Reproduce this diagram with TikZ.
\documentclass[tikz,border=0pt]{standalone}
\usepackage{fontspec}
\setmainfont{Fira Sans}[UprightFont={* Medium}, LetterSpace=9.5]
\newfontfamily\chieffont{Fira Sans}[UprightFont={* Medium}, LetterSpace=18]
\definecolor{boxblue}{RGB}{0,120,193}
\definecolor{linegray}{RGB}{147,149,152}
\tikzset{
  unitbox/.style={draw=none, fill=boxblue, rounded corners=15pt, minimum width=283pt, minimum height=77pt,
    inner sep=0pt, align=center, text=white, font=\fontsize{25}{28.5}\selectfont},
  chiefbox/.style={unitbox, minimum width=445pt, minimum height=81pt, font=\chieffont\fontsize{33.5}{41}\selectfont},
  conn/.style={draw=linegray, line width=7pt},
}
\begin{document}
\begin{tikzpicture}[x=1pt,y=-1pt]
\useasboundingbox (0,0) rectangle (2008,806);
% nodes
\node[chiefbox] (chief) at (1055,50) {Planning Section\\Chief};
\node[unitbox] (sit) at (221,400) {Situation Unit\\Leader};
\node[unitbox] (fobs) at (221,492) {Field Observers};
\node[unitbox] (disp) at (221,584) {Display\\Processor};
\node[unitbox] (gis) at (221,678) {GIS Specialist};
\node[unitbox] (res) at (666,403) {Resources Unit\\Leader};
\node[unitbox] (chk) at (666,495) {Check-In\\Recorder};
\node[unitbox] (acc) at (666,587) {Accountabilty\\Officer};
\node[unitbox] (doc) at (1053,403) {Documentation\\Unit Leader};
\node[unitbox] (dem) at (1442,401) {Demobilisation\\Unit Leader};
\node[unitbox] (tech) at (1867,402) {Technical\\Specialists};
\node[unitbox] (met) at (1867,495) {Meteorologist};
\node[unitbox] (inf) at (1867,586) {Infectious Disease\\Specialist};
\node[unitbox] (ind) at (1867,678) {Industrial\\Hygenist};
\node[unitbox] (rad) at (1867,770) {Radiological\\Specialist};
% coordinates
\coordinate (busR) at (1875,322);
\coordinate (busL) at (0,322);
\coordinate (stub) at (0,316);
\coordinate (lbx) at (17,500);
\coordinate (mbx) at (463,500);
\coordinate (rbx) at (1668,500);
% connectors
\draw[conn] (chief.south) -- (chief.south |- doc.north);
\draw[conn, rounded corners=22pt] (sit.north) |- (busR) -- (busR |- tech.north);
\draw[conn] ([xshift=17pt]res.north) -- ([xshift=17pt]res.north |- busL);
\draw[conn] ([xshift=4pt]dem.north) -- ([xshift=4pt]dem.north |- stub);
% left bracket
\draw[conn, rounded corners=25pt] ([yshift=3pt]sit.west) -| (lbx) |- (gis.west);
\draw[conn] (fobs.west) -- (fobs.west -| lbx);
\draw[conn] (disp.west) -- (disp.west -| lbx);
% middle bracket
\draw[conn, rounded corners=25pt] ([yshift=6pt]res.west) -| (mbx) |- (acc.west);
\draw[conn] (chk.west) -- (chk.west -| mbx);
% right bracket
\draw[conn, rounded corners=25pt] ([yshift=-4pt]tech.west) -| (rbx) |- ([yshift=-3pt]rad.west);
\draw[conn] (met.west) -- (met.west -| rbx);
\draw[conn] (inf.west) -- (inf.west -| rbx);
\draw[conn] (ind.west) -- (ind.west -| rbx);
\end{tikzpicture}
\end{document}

---

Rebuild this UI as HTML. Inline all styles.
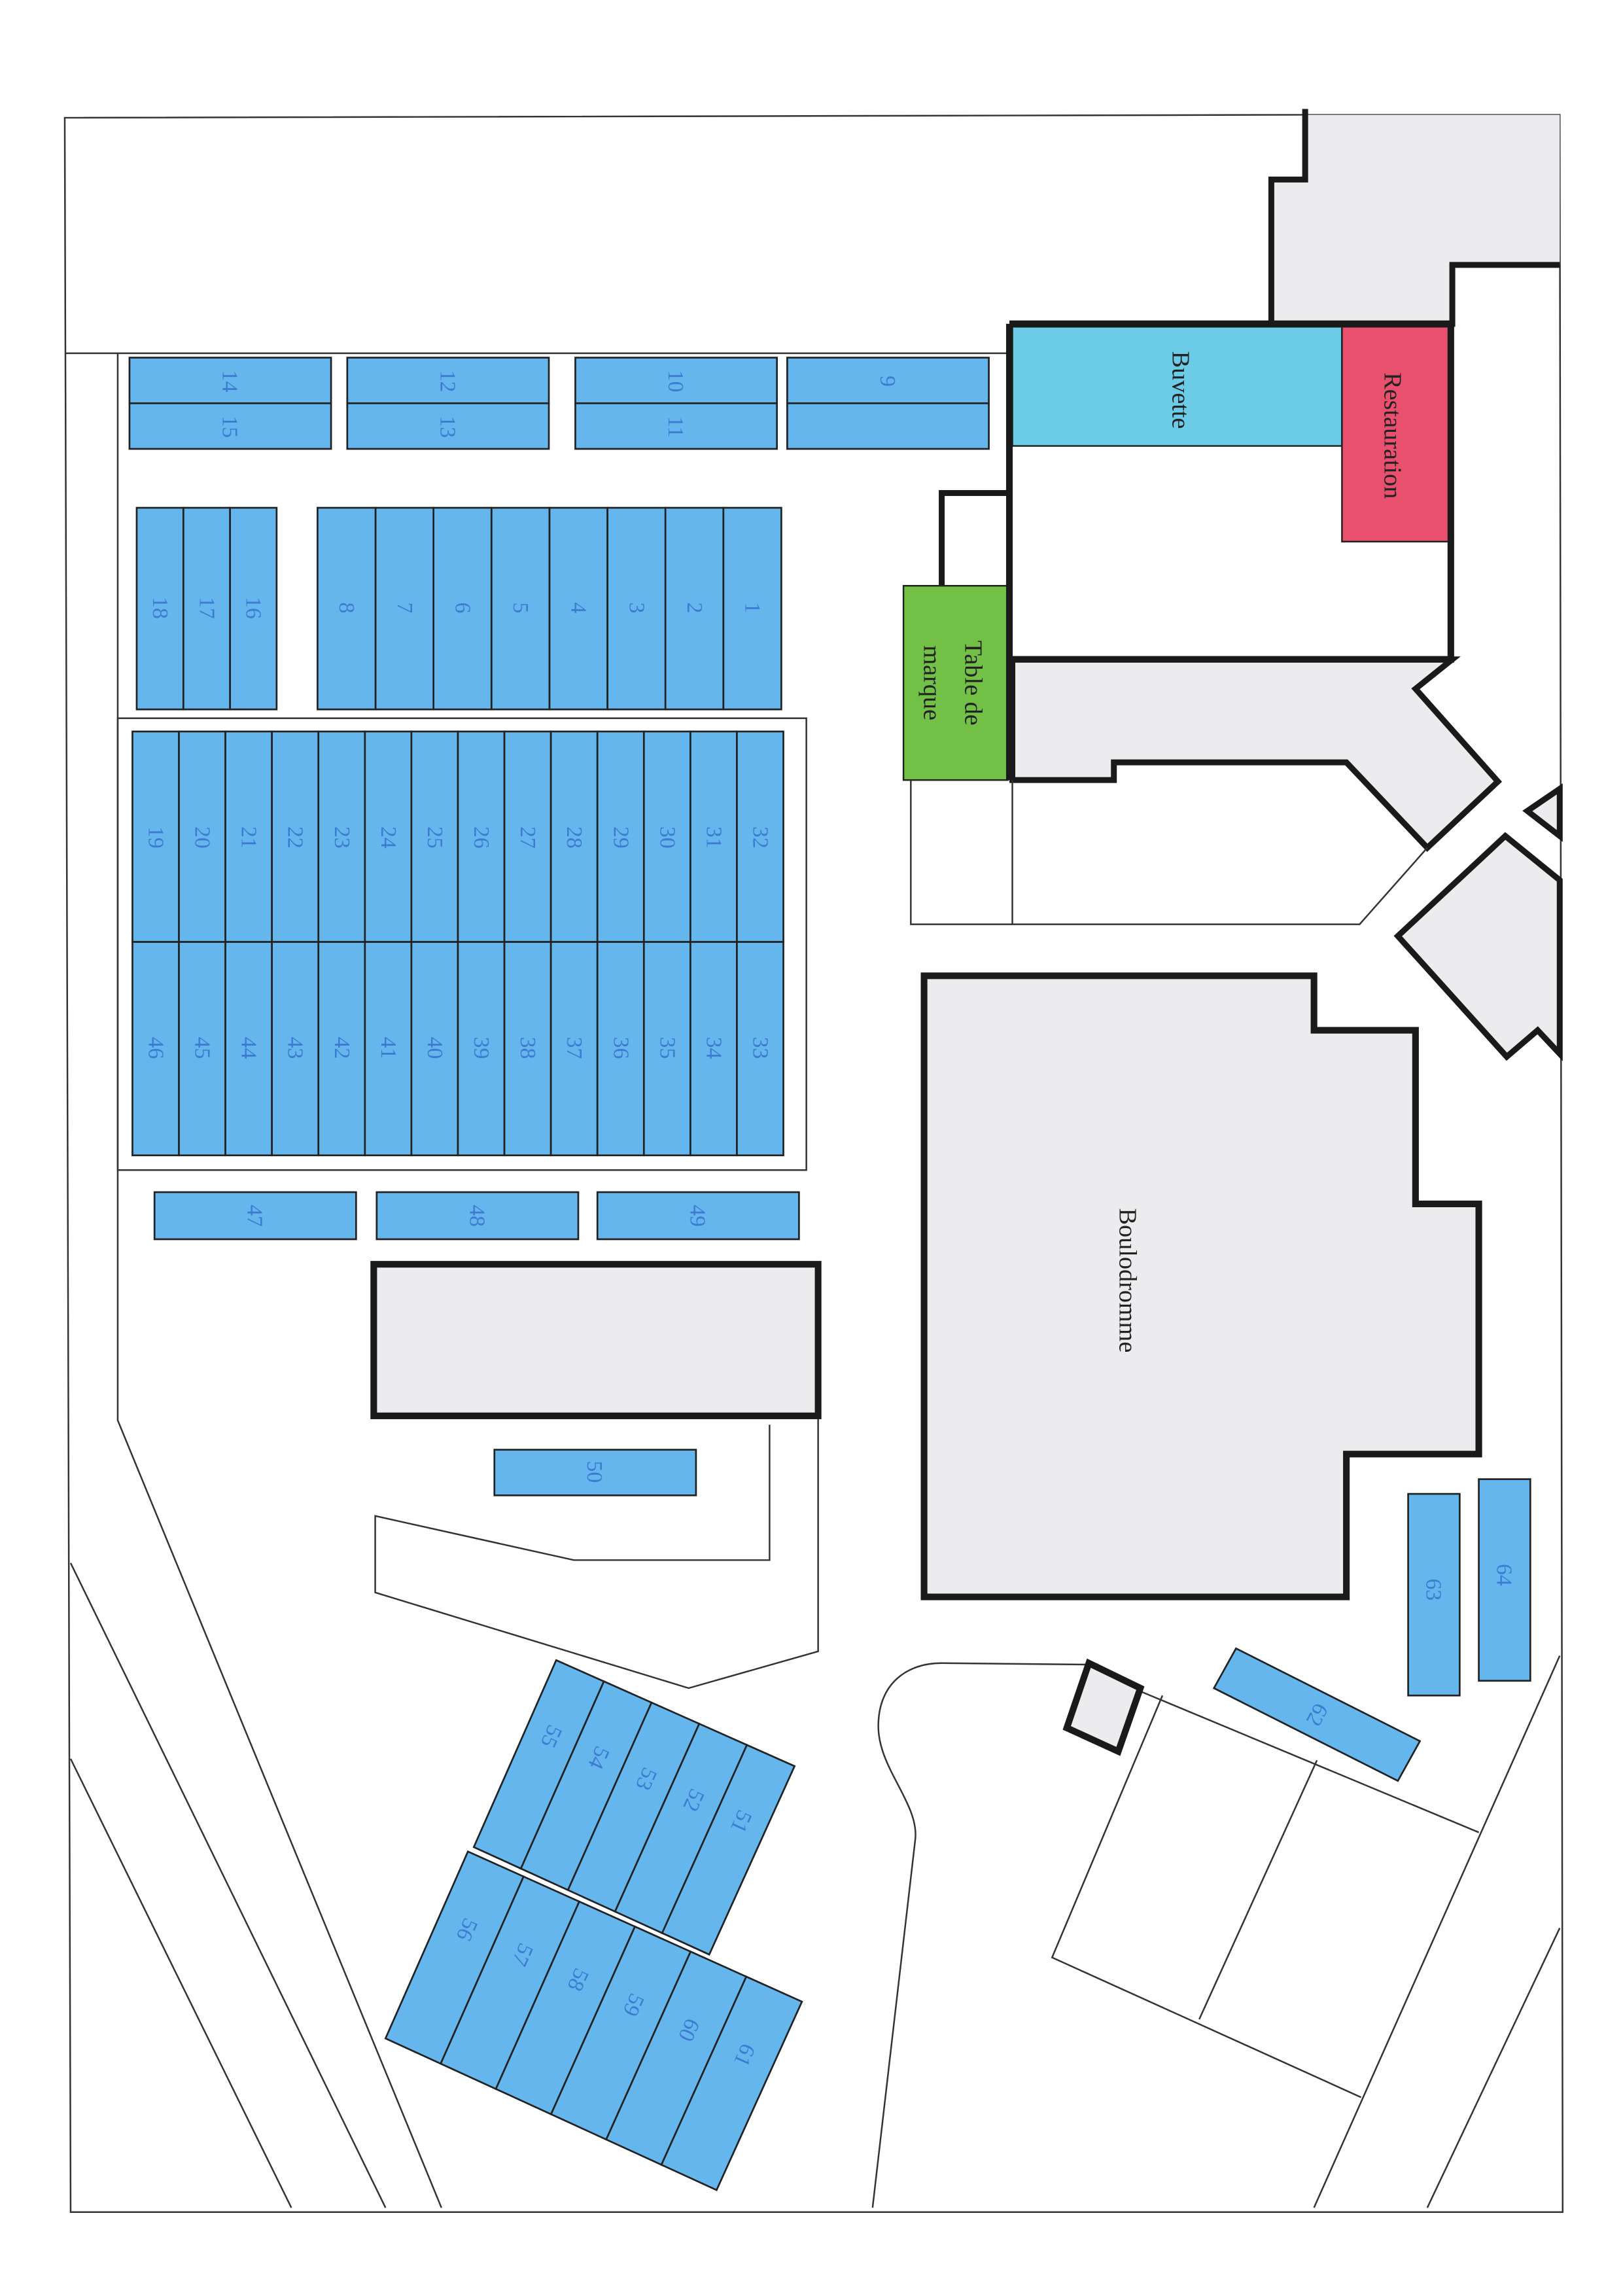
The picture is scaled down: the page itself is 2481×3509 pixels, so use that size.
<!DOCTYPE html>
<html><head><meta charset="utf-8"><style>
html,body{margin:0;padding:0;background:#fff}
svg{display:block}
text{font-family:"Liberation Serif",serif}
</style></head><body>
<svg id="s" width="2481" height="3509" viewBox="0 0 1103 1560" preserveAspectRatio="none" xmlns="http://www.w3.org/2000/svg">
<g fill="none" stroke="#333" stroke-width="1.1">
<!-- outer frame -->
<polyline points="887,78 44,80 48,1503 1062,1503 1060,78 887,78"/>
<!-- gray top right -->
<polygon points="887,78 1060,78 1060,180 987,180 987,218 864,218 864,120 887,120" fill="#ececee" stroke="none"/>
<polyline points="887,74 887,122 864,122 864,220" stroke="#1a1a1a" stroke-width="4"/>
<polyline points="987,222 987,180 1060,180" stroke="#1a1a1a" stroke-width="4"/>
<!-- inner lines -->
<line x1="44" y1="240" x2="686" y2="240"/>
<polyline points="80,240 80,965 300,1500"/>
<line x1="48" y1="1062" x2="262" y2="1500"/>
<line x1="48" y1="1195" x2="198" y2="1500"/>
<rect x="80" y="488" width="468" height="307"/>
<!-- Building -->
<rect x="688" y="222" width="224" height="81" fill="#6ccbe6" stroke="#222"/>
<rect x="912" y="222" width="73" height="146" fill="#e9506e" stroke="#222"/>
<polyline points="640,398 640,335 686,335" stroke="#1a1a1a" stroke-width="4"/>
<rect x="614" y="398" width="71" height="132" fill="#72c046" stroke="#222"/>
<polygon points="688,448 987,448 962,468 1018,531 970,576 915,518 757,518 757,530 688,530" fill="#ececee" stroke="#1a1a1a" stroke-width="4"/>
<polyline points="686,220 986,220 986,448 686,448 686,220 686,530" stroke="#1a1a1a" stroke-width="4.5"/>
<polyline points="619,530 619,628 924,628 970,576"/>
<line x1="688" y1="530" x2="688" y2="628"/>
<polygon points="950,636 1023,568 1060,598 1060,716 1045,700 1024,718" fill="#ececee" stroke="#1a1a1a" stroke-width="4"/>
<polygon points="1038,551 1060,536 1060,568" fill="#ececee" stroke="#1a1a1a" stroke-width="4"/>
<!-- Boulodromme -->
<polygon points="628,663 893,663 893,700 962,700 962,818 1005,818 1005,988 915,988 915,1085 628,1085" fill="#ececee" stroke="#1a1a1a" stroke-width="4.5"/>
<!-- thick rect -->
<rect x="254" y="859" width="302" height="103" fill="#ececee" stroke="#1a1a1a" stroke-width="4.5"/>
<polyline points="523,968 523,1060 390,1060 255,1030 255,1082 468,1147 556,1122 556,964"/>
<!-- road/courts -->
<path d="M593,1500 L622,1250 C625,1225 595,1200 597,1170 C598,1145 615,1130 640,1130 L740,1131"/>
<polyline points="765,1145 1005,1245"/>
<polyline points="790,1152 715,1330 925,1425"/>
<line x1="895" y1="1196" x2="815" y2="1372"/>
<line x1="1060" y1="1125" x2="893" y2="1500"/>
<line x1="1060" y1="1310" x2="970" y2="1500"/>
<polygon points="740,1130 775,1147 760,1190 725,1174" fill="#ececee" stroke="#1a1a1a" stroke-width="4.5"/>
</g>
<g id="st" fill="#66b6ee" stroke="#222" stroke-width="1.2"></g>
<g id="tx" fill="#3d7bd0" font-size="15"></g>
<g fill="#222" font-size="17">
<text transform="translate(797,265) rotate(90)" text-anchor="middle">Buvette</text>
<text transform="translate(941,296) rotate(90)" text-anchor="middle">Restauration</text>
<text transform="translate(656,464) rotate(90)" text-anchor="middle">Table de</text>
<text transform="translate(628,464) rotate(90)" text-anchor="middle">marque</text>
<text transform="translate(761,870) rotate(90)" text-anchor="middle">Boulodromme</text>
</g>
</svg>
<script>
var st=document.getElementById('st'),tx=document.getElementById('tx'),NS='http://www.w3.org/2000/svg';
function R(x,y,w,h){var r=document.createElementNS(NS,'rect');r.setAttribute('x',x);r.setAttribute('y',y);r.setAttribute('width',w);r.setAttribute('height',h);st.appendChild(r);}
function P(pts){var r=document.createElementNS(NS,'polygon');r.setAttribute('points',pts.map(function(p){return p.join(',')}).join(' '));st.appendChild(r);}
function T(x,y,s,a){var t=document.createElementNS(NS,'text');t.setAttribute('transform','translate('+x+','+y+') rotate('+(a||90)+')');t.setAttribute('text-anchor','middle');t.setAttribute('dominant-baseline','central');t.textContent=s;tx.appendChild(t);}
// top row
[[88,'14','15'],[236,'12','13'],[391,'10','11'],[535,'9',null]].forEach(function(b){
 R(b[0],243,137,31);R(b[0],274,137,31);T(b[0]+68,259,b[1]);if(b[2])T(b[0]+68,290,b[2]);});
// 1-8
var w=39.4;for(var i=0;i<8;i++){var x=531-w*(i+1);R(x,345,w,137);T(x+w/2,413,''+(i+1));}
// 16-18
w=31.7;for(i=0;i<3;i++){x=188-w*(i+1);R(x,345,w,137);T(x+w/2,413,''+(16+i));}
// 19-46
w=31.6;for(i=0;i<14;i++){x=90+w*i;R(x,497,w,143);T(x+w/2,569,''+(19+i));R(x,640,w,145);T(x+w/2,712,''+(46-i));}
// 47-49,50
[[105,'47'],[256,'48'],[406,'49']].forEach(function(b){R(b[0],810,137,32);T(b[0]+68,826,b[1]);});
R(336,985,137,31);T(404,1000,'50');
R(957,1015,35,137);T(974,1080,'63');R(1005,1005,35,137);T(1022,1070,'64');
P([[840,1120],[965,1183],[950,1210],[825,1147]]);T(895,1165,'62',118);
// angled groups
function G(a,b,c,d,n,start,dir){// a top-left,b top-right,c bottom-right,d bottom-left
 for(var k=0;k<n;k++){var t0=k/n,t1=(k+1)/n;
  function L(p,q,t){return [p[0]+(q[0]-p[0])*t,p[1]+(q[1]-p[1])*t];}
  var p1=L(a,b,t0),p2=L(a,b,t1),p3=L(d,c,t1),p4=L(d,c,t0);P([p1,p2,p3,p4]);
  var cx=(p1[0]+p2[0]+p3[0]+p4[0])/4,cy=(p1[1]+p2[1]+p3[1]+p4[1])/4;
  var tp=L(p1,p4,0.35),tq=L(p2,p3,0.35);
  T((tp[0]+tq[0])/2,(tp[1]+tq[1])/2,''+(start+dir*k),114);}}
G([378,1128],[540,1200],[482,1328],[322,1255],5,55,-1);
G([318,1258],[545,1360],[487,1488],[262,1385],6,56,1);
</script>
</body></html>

==

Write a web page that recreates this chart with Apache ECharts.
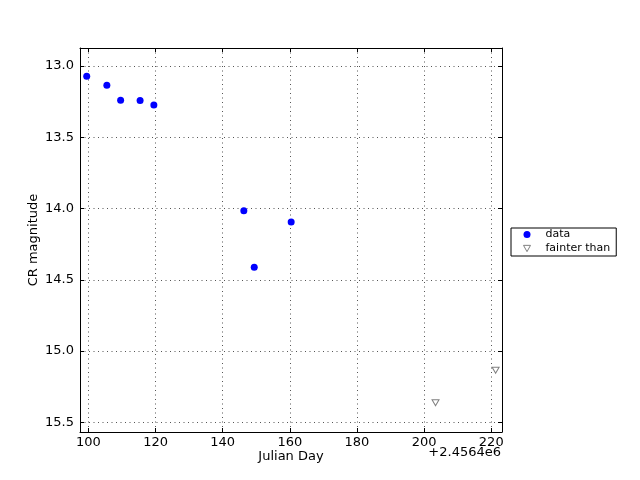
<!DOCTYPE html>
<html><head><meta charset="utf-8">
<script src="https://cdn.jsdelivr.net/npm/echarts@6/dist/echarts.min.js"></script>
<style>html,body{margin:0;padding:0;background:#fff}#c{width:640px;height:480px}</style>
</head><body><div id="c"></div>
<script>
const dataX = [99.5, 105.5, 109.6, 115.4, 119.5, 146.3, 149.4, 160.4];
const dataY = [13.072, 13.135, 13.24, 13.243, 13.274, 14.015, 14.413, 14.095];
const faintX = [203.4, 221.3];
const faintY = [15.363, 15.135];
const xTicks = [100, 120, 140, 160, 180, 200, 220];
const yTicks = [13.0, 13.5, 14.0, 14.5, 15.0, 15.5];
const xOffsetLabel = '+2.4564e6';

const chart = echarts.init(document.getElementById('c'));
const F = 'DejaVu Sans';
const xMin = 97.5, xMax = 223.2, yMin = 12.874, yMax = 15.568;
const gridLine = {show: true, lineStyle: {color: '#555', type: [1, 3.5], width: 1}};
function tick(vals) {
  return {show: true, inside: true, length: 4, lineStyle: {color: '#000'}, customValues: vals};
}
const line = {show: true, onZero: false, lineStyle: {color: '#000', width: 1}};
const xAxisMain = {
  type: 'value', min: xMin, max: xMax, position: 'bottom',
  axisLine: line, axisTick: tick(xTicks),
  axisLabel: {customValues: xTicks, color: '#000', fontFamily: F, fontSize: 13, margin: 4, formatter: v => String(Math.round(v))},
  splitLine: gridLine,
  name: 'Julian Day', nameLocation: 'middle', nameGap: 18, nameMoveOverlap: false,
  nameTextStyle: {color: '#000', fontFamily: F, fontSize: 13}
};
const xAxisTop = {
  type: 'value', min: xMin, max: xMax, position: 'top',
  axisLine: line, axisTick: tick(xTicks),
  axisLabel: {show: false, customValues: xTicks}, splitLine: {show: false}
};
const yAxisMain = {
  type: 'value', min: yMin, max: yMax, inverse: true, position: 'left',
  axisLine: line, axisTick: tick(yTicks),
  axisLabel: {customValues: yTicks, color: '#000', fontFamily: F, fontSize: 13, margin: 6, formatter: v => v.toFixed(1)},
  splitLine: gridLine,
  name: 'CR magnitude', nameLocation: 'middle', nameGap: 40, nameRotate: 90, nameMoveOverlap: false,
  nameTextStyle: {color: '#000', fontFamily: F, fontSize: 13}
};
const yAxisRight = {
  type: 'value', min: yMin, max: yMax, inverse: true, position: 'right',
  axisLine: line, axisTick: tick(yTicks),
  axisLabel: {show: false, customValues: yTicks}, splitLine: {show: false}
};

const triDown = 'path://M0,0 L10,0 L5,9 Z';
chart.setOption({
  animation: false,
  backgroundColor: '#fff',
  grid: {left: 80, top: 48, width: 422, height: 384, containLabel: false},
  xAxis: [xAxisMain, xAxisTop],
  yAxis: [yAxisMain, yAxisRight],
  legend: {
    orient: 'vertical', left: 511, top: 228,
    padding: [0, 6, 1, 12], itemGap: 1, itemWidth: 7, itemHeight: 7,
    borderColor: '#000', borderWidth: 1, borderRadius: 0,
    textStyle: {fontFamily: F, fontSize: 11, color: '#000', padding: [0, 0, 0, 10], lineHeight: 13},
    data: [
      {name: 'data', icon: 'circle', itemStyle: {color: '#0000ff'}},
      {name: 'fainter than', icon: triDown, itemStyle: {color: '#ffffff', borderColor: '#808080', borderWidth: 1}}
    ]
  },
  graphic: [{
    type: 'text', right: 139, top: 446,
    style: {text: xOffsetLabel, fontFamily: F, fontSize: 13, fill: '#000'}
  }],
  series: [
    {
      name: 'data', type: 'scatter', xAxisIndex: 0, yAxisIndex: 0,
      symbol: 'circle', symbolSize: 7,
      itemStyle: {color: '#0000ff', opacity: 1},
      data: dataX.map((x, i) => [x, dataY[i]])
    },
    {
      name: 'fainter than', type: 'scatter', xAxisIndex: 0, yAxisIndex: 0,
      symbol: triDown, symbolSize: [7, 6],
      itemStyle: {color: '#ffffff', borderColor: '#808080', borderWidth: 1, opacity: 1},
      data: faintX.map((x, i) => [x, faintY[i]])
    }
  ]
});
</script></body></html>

**What is required:** Work out how many lines of the data above hold the word "page", and write only the count.

**Task solution:** 2